Iran's latest American hostages
Rarely have so many journalists, politicians and commentators so totally missed a headline. There are now five American hostages in Iran. Each case has been largely treated by itself, almost as if it were an oddity, something requiring a special explanation, instead of another piece in a luminously clear pattern whose meaning should be intuitively obvious to us all.Ledeen is upset about the lack of attention to the hostages in Iran, but my guess is that the Iranian religious bigots are even more upset. They would love to have an ABC special every night about America held hostage and pressure on the Bush administration to make concessions to free them. He does make a good point about the wickedness of this charter member of teh axis of evil. Meanwhile CNN provides more evidence of Iran's deal with the small satans of the Taliban movement in Afghanistan.

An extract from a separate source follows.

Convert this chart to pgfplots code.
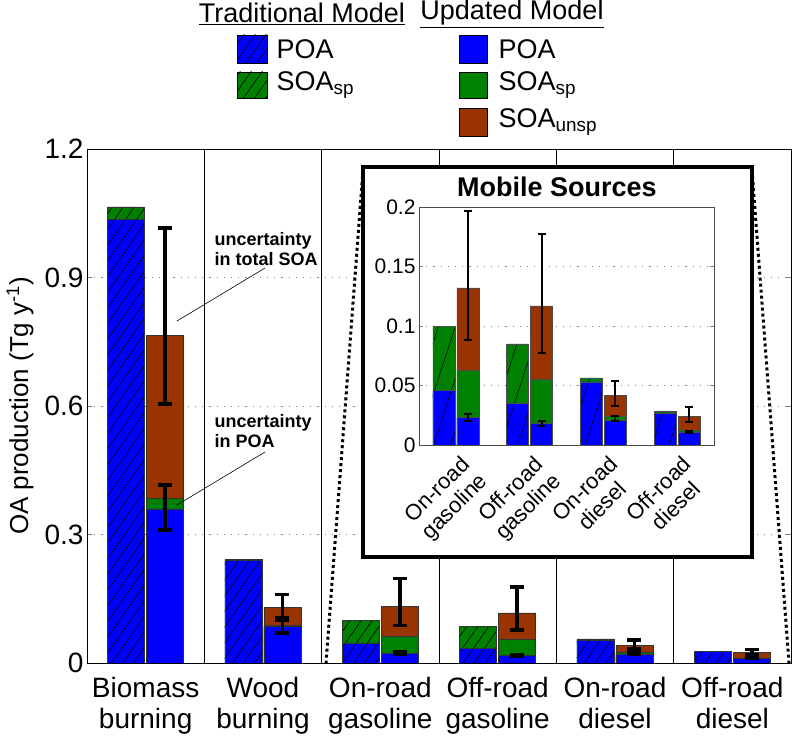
\documentclass[border=0pt]{standalone}
\usepackage{pgfplots}
\pgfplotsset{compat=1.18}
\usepackage{pgfplotstable}
\usepackage{fontspec}
\setmainfont{Liberation Sans}
\usetikzlibrary{patterns.meta}
\definecolor{cpoa}{RGB}{0,0,255}
\definecolor{csp}{RGB}{0,128,0}
\definecolor{cun}{RGB}{153,51,0}

% cumulative heights: traditional POA, traditional total, updated POA, updated POA+SOAsp, updated total
\pgfplotstableread{
x tpoa ttot upoa usp utot
1 1.035 1.065 0.360 0.385 0.765
2 0.240 0.242 0.085 0.088 0.130
3 0.046 0.0995 0.023 0.063 0.132
4 0.035 0.085 0.018 0.055 0.117
5 0.053 0.0565 0.021 0.024 0.042
6 0.027 0.028 0.011 0.012 0.024
}\bars

\pgfplotstableread{
x y ep em
1.166 0.765 0.250 0.160
2.166 0.130 0.030 0.025
3.166 0.132 0.065 0.044
4.166 0.117 0.060 0.040
5.166 0.042 0.012 0.009
6.166 0.024 0.008 0.005
}\errtot

\pgfplotstableread{
x y ep em
1.166 0.360 0.055 0.050
2.166 0.085 0.015 0.015
3.166 0.023 0.003 0.003
4.166 0.018 0.002 0.002
5.166 0.021 0.003 0.001
6.166 0.011 0.001 0.001
}\errpoa

\pgfplotstableread{
x tpoa ttot upoa usp utot
1 0.046 0.0995 0.023 0.063 0.132
2 0.035 0.085 0.018 0.055 0.117
3 0.053 0.0565 0.021 0.024 0.042
4 0.027 0.028 0.011 0.012 0.024
}\mob

\pgfplotstableread{
x y ep em
1.163 0.132 0.065 0.044
2.163 0.117 0.060 0.040
3.163 0.042 0.012 0.009
4.163 0.024 0.008 0.005
}\moberrtot

\pgfplotstableread{
x y ep em
1.163 0.023 0.003 0.003
2.163 0.018 0.002 0.002
3.163 0.021 0.003 0.001
4.163 0.011 0.001 0.001
}\moberrpoa

\tikzset{
  hatchmain/.style={postaction={pattern={Lines[angle=55,distance=9pt,line width=0.6pt]},pattern color=black}},
  hatchinset/.style={postaction={pattern={Lines[angle=72,distance=16pt,line width=0.5pt]},pattern color=black}},
  gridstyle/.style={dash pattern=on 1.2pt off 6pt, gray, line width=0.8pt},
}

\begin{document}
\begin{tikzpicture}
\useasboundingbox (-87pt,-81pt) rectangle (706pt,663pt);
\begin{axis}[
  name=main,
  at={(0pt,0pt)}, anchor=south west,
  width=704pt, height=514pt, scale only axis,
  xmin=0.5, xmax=6.5, ymin=0, ymax=1.2,
  ytick={0,0.3,0.6,0.9,1.2},
  yticklabels={0,0.3,0.6,0.9,1.2},
  xtick={1,2,3,4,5,6},
  xticklabels={{Biomass\\burning},{Wood\\burning},{On-road\\gasoline},{Off-road\\gasoline},{On-road\\diesel},{Off-road\\diesel}},
  xticklabel style={align=center, font=\fontsize{28}{31}\selectfont, yshift=-11pt},
  yticklabel style={font=\fontsize{28}{28}\selectfont},
  /pgf/number format/assume math mode=true,
  x tick style={draw=none},
  ymajorgrids, major grid style={gridstyle},
  extra x ticks={1.5,2.5,3.5,4.5,5.5},
  extra x tick labels={},
  extra x tick style={grid=major, major grid style={solid, black, line width=0.5pt}, major tick length=0pt},
  major tick length=5pt,
  axis line style={line width=0.6pt},
  ylabel={OA production (Tg y\textsuperscript{-1})},
  every axis y label/.style={at={(axis description cs:-0.095,0.5)}, rotate=90, anchor=center, font=\fontsize{26}{26}\selectfont},
]
\addplot[ybar, bar width=37pt, bar shift=-19.5pt, fill=csp, draw=black!80, line width=0.5pt, hatchmain] table[x=x,y=ttot]{\bars};
\addplot[ybar, bar width=37pt, bar shift=-19.5pt, fill=cpoa, draw=black!80, line width=0.5pt, hatchmain] table[x=x,y=tpoa]{\bars};
\addplot[ybar, bar width=37pt, bar shift=19.5pt, fill=cun, draw=black!80, line width=0.5pt] table[x=x,y=utot]{\bars};
\addplot[ybar, bar width=37pt, bar shift=19.5pt, fill=csp, draw=black!80, line width=0.5pt] table[x=x,y=usp]{\bars};
\addplot[ybar, bar width=37pt, bar shift=19.5pt, fill=cpoa, draw=black!80, line width=0.5pt] table[x=x,y=upoa]{\bars};
\addplot[draw=none, mark=none, error bars/.cd, y dir=both, y explicit,
  error bar style={draw=black, line width=3.5pt},
  error mark options={rotate=90, draw=black, mark size=7pt, line width=3.5pt}]
  table[x=x,y=y,y error plus=ep,y error minus=em]{\errtot};
\addplot[draw=none, mark=none, error bars/.cd, y dir=both, y explicit,
  error bar style={draw=black, line width=3.5pt},
  error mark options={rotate=90, draw=black, mark size=7pt, line width=3.5pt}]
  table[x=x,y=y,y error plus=ep,y error minus=em]{\errpoa};
\end{axis}

% annotations
\node[anchor=west, align=left, font=\fontsize{18}{20}\selectfont\bfseries] at (124pt,414pt) {uncertainty\\in total SOA};
\draw[line width=0.6pt] (178pt,395pt) -- (90pt,342pt);
\node[anchor=west, align=left, font=\fontsize{18}{20}\selectfont\bfseries] at (124pt,232pt) {uncertainty\\in POA};
\draw[line width=0.6pt] (178pt,211pt) -- (90pt,158pt);

% inset frame and zoom lines
\draw[fill=white, line width=4pt] (276pt,106pt) rectangle (665pt,496pt);
\draw[line width=3pt, dash pattern=on 3pt off 3pt] (276pt,493pt) -- (239pt,0pt);
\draw[line width=3pt, dash pattern=on 3pt off 3pt] (665pt,493pt) -- (702pt,0pt);
\node[font=\fontsize{27}{27}\selectfont\bfseries] at (470pt,476pt) {Mobile Sources};

\begin{axis}[
  at={(332pt,218pt)}, anchor=south west,
  width=295pt, height=238pt, scale only axis,
  xmin=0.5, xmax=4.5, ymin=0, ymax=0.2,
  ytick={0,0.05,0.1,0.15,0.2},
  yticklabels={0,0.05,0.1,0.15,0.2},
  xtick={1,2,3,4},
  xticklabels={{On-road\\gasoline},{Off-road\\gasoline},{On-road\\diesel},{Off-road\\diesel}},
  xticklabel style={align=center, rotate=45, anchor=north east, font=\fontsize{22}{24}\selectfont, yshift=-6pt},
  yticklabel style={font=\fontsize{21}{21}\selectfont},
  /pgf/number format/assume math mode=true,
  x tick style={draw=none},
  ymajorgrids, major grid style={gridstyle},
  major tick length=4pt,
  axis line style={line width=0.5pt, black!70},
]
\addplot[ybar, bar width=22pt, bar shift=-12pt, fill=csp, draw=black!70, line width=0.5pt, hatchinset] table[x=x,y=ttot]{\mob};
\addplot[ybar, bar width=22pt, bar shift=-12pt, fill=cpoa, draw=black!70, line width=0.5pt, hatchinset] table[x=x,y=tpoa]{\mob};
\addplot[ybar, bar width=22pt, bar shift=12pt, fill=cun, draw=black!70, line width=0.5pt] table[x=x,y=utot]{\mob};
\addplot[ybar, bar width=22pt, bar shift=12pt, fill=csp, draw=black!70, line width=0.5pt] table[x=x,y=usp]{\mob};
\addplot[ybar, bar width=22pt, bar shift=12pt, fill=cpoa, draw=black!70, line width=0.5pt] table[x=x,y=upoa]{\mob};
\addplot[draw=none, mark=none, error bars/.cd, y dir=both, y explicit,
  error bar style={draw=black, line width=2pt},
  error mark options={rotate=90, draw=black, mark size=4pt, line width=2pt}]
  table[x=x,y=y,y error plus=ep,y error minus=em]{\moberrtot};
\addplot[draw=none, mark=none, error bars/.cd, y dir=both, y explicit,
  error bar style={draw=black, line width=2pt},
  error mark options={rotate=90, draw=black, mark size=4pt, line width=2pt}]
  table[x=x,y=y,y error plus=ep,y error minus=em]{\moberrpoa};
\end{axis}

% legend
\node[font=\fontsize{27}{27}\selectfont] at (215pt,649pt) {\underline{Traditional Model}};
\node[font=\fontsize{27}{27}\selectfont] at (425pt,649pt) {\underline{Updated Model}};
\draw[fill=cpoa, line width=0.8pt, hatchmain] (150pt,600pt) rectangle (180pt,628pt);
\draw[fill=csp, line width=0.8pt, hatchmain] (150pt,565pt) rectangle (180pt,591pt);
\node[anchor=west, font=\fontsize{27}{27}\selectfont] at (186pt,614pt) {POA};
\node[anchor=west, font=\fontsize{27}{27}\selectfont] at (186pt,578pt) {SOA\textsubscript{sp}};
\draw[fill=cpoa, line width=0.8pt] (372pt,600pt) rectangle (400pt,628pt);
\draw[fill=csp, line width=0.8pt] (372pt,565pt) rectangle (400pt,591pt);
\draw[fill=cun, line width=0.8pt] (372pt,527pt) rectangle (400pt,555pt);
\node[anchor=west, font=\fontsize{27}{27}\selectfont] at (408pt,614pt) {POA};
\node[anchor=west, font=\fontsize{27}{27}\selectfont] at (408pt,578pt) {SOA\textsubscript{sp}};
\node[anchor=west, font=\fontsize{27}{27}\selectfont] at (408pt,541pt) {SOA\textsubscript{unsp}};
\end{tikzpicture}
\end{document}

Iranian and Iranian-supported terrorists have been trying unsuccessfully to capture Americans in Iraq for some time (a hostage-taking operation failed last September, for example), but they found that the Americans fought back. They have now snatched unarmed Americans within Iranian borders. Several of them have been charged with espionage. Esfandiari has been accused of an additional crime: being married to a Jew. In the words of a website closely tied to President Ahmadinejad, Esfandiari is “married to Shaul Bakhash, a Jew, (and) is one of the leading figures in the international Zionist lobby planning the overthrow of the Iranian regime, including the Zionist regime’s plans to attack Iran.”
Actually, Esfandiari is one of the leading figures in the intellectual/scholarly opposition to the Bush administration, Azima works for an organization that has been a feckless voice of confusion and a frequent critic of American policy in the Middle East, and Tajbakhsh and Shakeri are advocates of dialogue with Iran. I don’t know anything about Levinson’s politics or religion.
Not that the actual views of the hostages have anything to do with their plight; they are hostages simply because they are Americans.
Finally, there is the ongoing war against America, which has been waged from Tehran since 1979, and which the mullahs firmly believe they are winning. They are supremely confident that the United States will be driven out of Iraq — largely by terrorists armed, funded, trained, and guided by Tehran — by the end of Bush’s tenure. They are similarly optimistic about Afghanistan, where the Karzai government and NATO military officers are increasingly outspoken about Iran’s role in arming both the Taliban and terrorists associated with Gulbadin Hekmatyar. As Amir Taheri has recently pointed out, the Iranian hand is manifest in lethal activities from Afghanistan to Lebanon, Iraq, and Gaza. The capture of American hostages is an integral part of that strategy, aiming blow after blow against the perceived tottering giant whose fall will open the floodgates of jihad against the infidel West.